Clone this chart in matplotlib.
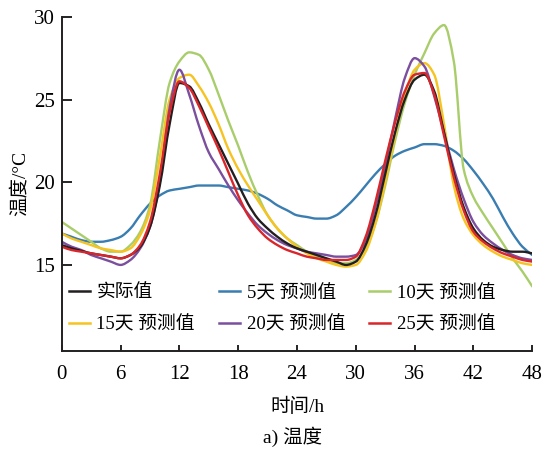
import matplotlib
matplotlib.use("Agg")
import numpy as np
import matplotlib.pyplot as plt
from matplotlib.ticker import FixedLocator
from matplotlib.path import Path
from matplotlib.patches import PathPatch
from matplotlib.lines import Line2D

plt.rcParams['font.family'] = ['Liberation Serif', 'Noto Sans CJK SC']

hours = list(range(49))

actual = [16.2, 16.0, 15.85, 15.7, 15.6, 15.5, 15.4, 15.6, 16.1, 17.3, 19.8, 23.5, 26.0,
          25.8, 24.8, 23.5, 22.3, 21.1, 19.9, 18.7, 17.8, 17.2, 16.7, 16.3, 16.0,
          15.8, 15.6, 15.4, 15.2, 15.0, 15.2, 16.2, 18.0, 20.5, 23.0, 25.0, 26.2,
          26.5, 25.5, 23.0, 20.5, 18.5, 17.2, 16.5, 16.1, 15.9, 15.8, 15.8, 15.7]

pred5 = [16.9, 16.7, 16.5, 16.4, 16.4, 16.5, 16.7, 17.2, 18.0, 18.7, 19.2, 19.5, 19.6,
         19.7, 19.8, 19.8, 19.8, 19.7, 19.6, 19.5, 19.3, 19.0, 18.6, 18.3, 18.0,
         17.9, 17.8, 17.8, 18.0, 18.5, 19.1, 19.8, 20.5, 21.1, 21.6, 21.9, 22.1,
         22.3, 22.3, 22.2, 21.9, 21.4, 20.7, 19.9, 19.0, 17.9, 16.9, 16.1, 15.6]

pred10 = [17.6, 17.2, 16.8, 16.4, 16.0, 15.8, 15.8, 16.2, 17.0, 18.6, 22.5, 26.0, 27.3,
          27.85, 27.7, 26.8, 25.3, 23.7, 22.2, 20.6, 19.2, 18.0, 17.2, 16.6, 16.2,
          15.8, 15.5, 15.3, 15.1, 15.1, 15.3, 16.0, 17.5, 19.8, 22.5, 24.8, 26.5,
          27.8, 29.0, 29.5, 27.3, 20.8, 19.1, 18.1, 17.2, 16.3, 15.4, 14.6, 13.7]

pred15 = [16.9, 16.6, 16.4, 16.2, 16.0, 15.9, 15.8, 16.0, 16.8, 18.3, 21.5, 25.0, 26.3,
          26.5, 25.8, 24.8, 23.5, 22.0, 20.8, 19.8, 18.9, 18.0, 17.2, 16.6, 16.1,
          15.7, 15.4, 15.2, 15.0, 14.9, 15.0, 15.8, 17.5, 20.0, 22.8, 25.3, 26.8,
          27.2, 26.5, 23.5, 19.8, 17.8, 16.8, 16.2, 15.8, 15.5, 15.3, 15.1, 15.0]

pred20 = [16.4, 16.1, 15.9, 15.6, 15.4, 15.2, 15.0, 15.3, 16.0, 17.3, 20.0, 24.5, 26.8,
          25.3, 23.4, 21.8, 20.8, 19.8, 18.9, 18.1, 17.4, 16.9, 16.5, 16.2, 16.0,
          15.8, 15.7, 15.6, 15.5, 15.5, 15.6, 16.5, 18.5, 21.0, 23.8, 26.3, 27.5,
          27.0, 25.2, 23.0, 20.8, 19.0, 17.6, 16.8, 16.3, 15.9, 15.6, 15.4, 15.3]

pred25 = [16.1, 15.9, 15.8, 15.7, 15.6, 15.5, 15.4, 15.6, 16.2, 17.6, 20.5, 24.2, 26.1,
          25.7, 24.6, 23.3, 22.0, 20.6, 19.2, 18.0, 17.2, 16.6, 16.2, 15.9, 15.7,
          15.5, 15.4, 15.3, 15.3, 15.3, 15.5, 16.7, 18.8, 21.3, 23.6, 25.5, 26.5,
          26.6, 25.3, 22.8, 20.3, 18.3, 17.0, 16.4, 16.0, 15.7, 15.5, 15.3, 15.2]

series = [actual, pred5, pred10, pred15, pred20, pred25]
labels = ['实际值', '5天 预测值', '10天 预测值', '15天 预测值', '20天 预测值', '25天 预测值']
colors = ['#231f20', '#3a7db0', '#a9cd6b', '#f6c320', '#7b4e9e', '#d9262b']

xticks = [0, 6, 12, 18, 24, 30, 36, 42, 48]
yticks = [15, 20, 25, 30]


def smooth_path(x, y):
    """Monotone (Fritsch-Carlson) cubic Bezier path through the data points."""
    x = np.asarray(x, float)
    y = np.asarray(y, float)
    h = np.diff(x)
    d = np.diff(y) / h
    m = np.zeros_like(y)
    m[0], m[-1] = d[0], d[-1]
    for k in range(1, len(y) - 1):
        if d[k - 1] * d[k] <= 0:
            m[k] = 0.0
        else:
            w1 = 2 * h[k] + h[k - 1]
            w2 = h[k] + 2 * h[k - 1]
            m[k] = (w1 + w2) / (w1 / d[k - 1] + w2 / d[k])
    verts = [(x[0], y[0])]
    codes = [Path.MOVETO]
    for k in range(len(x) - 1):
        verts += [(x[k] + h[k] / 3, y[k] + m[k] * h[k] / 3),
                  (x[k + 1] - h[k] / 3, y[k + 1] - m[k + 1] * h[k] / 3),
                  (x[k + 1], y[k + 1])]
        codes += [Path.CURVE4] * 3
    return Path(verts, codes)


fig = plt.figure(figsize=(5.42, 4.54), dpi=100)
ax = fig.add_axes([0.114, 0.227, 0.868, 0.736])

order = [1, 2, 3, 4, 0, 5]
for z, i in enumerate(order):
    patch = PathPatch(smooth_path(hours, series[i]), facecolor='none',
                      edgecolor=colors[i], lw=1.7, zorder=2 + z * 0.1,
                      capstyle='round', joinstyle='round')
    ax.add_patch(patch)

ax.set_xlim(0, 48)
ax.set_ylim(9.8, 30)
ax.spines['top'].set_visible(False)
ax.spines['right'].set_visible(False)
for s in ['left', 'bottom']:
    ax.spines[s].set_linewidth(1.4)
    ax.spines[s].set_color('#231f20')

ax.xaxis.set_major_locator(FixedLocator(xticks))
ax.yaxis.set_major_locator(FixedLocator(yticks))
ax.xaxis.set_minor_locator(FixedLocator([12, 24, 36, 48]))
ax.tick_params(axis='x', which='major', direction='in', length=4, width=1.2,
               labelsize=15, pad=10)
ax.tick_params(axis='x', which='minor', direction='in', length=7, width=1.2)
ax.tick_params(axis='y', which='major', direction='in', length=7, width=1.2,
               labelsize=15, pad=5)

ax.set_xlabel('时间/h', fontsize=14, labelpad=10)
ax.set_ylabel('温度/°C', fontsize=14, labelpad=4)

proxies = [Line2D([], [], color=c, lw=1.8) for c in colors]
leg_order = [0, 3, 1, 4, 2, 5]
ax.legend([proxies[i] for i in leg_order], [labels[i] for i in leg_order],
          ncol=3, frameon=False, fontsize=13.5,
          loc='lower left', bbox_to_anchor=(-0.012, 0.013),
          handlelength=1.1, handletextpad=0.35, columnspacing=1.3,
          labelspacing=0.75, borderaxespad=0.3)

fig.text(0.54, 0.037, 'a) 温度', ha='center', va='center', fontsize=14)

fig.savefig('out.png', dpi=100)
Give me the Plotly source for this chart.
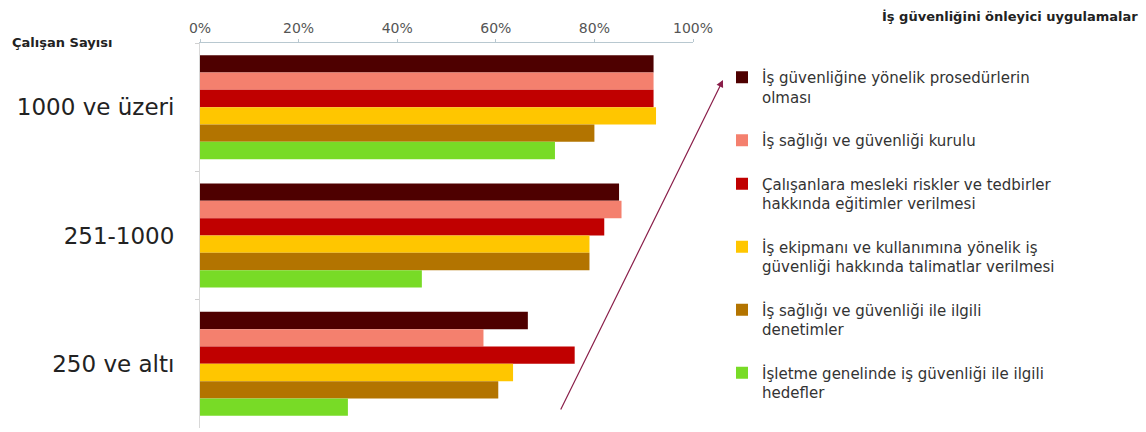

-*-*-

*Objective:* Scan the entries above for the word "this" and collect each line holding it.

*Exercise result:*
Clone this chart in matplotlib.
Give me the Plotly source for this chart.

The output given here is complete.